That seems like a good correlation. Unless there are some guidelines in the Oracle knowledge library, I would say that the large file count must be normal. So increasing nfile to 500k or larger should be fine. However, your nproc value is far too large -- you're using only 654 out of 24000. I would drop nproc to 2000 or so. I also see that maxusers is set to a large value. This pseudo parameter -- it is never used in the kernel but instead is part of several formulae used by SAM to size some parameters. It is seldom an accurate value in sizing large systems so most sysadmins will replace the formula in a parameter with a simple number and adjust aas needed.


Bill Hassell, sysadmin
nico_20
Occasional Advisor

Re: nfile keep on increasing

without the formula, it is hard to set a reasonable value for particular kernel parameter.

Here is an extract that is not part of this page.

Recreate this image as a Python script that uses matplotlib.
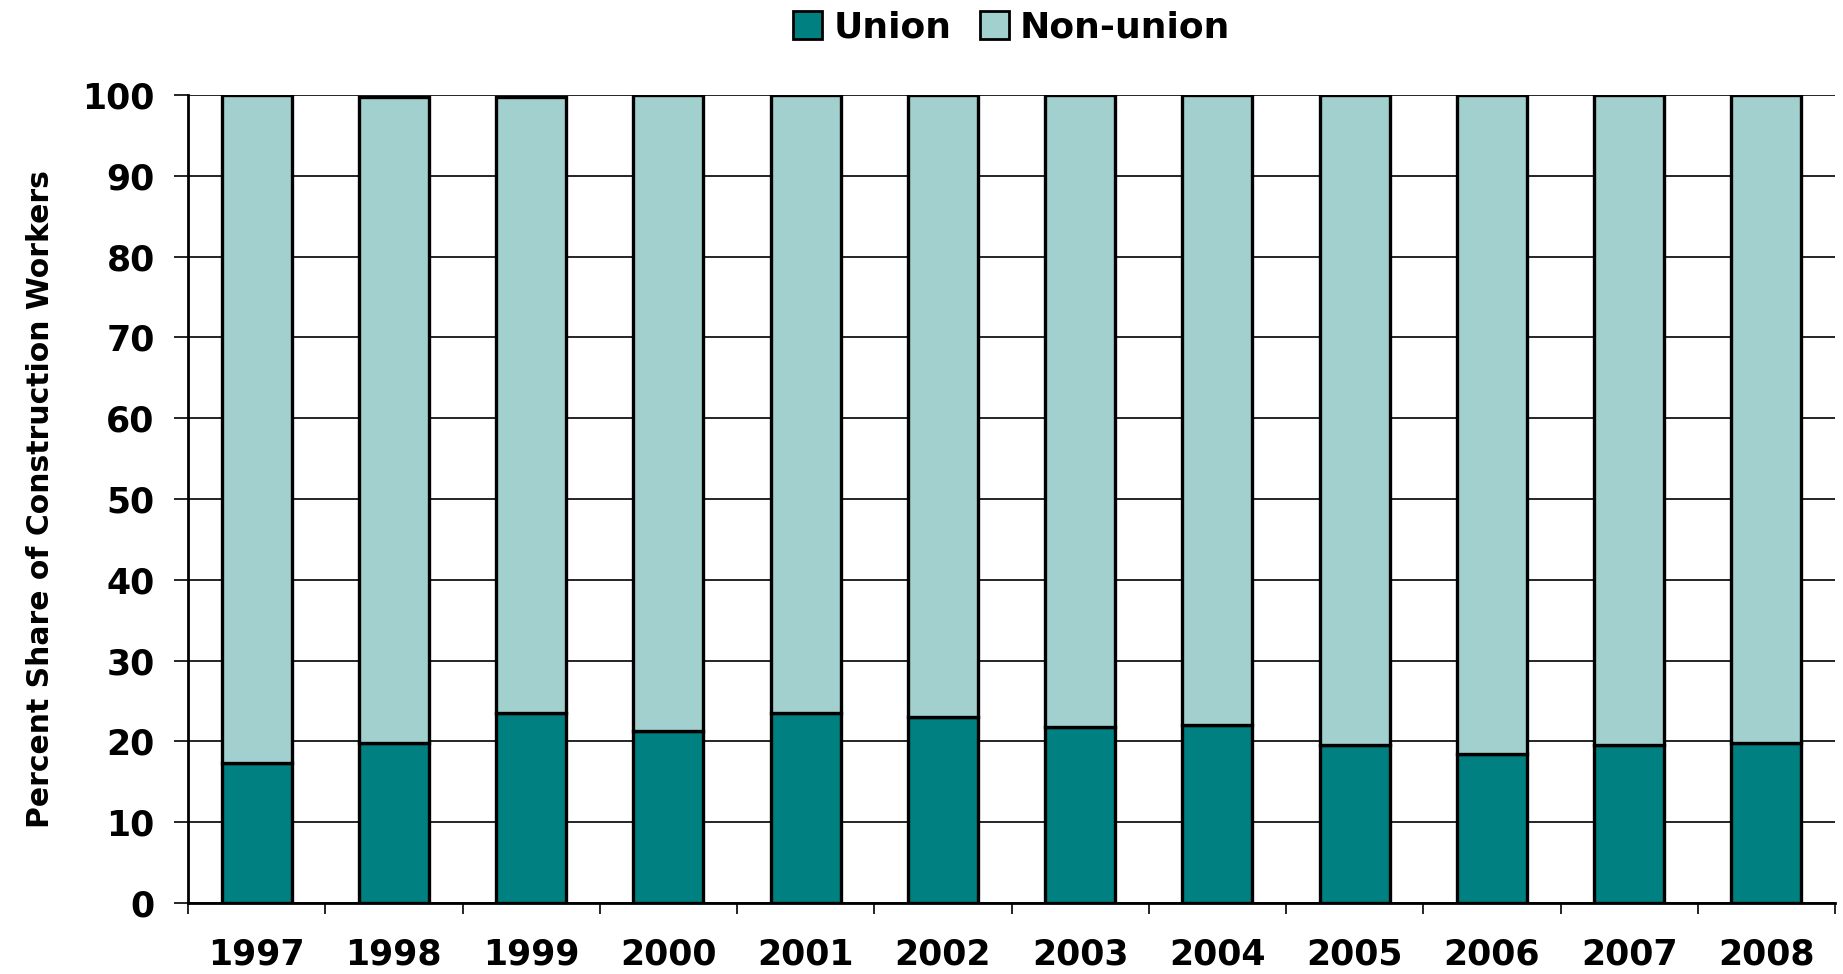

For example, nfile, the max value depends on the memory limitation. I dont know how large for this parameter which is enough for our system.

We set a large value of nproc because nfile is depends on nproc

nfile = (15*nproc) + 2048


Nico
Bill Hassell
Honored Contributor

Re: nfile keep on increasing

Actually, the maxusers value is quite inaccurate for several parameters. It is true that nfile somewhat depends on nproc and in the formula, it assumes that each process will open 15 files. But in your case, your 650 processes have opened 140,000 files or 215 files per process -- the formula fails miserably. Now your nproc is far too large at 24,000. My guess is that setting maxusers to 3000 has forced nproc far too high. That is why most sysadmins replace each formula with a fixed number. In your case, setting nproc to 2000 and nfile to 500,000 should be quite reasonable. Also note that your ninode value probably way too high. It should be less than 2000 or so as it refers only to HFS in-core inodes. But due to a very outdated formula, it may tens of thousands in your system.

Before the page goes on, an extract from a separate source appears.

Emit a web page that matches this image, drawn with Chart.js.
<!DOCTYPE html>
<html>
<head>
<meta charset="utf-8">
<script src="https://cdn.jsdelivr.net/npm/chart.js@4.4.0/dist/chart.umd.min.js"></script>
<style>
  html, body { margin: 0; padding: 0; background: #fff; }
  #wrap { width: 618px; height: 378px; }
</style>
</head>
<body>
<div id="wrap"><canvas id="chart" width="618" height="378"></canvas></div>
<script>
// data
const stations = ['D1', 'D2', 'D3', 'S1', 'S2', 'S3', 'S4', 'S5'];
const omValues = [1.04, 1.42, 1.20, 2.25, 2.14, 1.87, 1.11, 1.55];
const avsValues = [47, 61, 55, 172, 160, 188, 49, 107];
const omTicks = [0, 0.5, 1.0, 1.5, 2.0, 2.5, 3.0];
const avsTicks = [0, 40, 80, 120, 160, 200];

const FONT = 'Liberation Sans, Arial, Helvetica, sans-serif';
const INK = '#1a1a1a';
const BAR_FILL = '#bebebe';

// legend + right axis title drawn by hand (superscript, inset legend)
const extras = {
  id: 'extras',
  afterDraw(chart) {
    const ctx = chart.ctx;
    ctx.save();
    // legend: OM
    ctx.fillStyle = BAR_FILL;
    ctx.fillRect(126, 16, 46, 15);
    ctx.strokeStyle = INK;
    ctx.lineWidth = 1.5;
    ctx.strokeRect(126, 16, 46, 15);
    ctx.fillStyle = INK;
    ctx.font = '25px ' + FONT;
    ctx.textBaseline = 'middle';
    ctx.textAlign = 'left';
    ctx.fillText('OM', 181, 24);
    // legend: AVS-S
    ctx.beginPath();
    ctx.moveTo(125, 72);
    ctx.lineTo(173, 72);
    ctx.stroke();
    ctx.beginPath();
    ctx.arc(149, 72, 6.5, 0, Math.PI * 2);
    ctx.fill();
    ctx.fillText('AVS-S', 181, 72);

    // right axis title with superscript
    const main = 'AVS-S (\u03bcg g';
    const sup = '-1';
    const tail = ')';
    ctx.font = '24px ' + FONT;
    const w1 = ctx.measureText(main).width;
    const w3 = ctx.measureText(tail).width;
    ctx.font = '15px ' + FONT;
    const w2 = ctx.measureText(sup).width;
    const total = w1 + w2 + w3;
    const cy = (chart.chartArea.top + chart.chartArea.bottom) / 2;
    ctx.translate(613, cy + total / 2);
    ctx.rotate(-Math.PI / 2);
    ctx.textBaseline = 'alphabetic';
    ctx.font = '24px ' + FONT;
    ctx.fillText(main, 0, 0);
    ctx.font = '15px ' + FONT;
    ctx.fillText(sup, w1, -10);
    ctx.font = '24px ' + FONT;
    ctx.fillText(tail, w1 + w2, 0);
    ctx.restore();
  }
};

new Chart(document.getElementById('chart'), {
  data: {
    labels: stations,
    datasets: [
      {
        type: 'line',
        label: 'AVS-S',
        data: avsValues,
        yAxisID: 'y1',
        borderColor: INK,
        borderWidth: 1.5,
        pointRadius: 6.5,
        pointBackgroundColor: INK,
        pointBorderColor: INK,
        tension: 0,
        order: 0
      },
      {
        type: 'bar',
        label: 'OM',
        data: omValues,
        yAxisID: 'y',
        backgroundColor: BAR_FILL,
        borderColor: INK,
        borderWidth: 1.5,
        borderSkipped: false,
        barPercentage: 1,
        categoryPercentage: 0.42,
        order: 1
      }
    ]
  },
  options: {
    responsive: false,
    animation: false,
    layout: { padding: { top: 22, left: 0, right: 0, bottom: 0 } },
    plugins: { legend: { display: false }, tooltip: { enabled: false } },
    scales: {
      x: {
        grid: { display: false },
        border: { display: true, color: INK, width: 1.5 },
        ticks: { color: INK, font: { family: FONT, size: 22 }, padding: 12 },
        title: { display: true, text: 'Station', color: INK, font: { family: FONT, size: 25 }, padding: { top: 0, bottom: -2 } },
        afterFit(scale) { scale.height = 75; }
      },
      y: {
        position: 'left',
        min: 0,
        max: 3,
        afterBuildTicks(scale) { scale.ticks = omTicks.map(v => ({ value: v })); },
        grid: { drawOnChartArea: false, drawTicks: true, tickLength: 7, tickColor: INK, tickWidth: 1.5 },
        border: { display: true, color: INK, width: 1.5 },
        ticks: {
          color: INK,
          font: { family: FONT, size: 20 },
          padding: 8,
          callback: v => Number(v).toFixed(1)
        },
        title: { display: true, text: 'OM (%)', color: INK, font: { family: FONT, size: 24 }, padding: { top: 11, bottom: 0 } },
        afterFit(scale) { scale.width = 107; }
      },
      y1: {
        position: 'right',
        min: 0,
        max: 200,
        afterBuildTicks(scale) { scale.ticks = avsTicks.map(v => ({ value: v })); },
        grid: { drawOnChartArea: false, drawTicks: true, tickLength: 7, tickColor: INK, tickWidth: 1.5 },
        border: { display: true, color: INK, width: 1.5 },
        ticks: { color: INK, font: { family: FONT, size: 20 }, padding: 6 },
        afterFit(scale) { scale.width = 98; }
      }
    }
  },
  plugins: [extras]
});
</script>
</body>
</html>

Now having some of these parameters extremely large is not really a problem except that the kernel will be quite a bit larger in RAM. If you have plenty of RAM, you can just increase nfile to keep ahead of actual file usage. But don't increase maxusers -- it will just keep making other parameters far too large.


Bill Hassell, sysadmin
Frank de Vries
Respected Contributor

Re: nfile keep on increasing

I agree with most of the things that Bill is saying and makes a lot of sense. Especially
his comments about maxusers. Totally agree !

However,
I can't understand why nfile has to be
so large 500.000 ?? I would opt
for something much smaller.
If maxusers = 2000
then nproc = 20.000
then nfile = 250.000 should more then suffice !

I personally subscribe to a different philosophy. Do no sacrifice your system resources for one particular apps code.
You need to be strict.
If one has to give so many resources to keep
things working, to me that only increases the problem sooner or later.

One of the functions of resource limits,
to my mind, is to keep a lit on bad code,
or looping progs. That to me is part of good
tuning practise.
You just tell every programmer , yeah it is
okay to right shitty code, but don't worry
we will tune it somehow !!
(Not when I am in charge :)

The other interesting paradox I came accross,
if one has so much RAM to allocate huge resource, then why are they using MTS (Multi-threaded services). This is an offspring from the days that memory was tight,and to share processes as much as possible.
I am surprised people are still using this
technology.

I would keep it simple (But I suspect
your application is demanding this kind of
configuration, then I feel for you :)
That was a tough purchase then.

Anyway that is the opinion of one person,
which happens to be mine.

Still it may be interesting for you
to learn about different point of views.

Look before you leap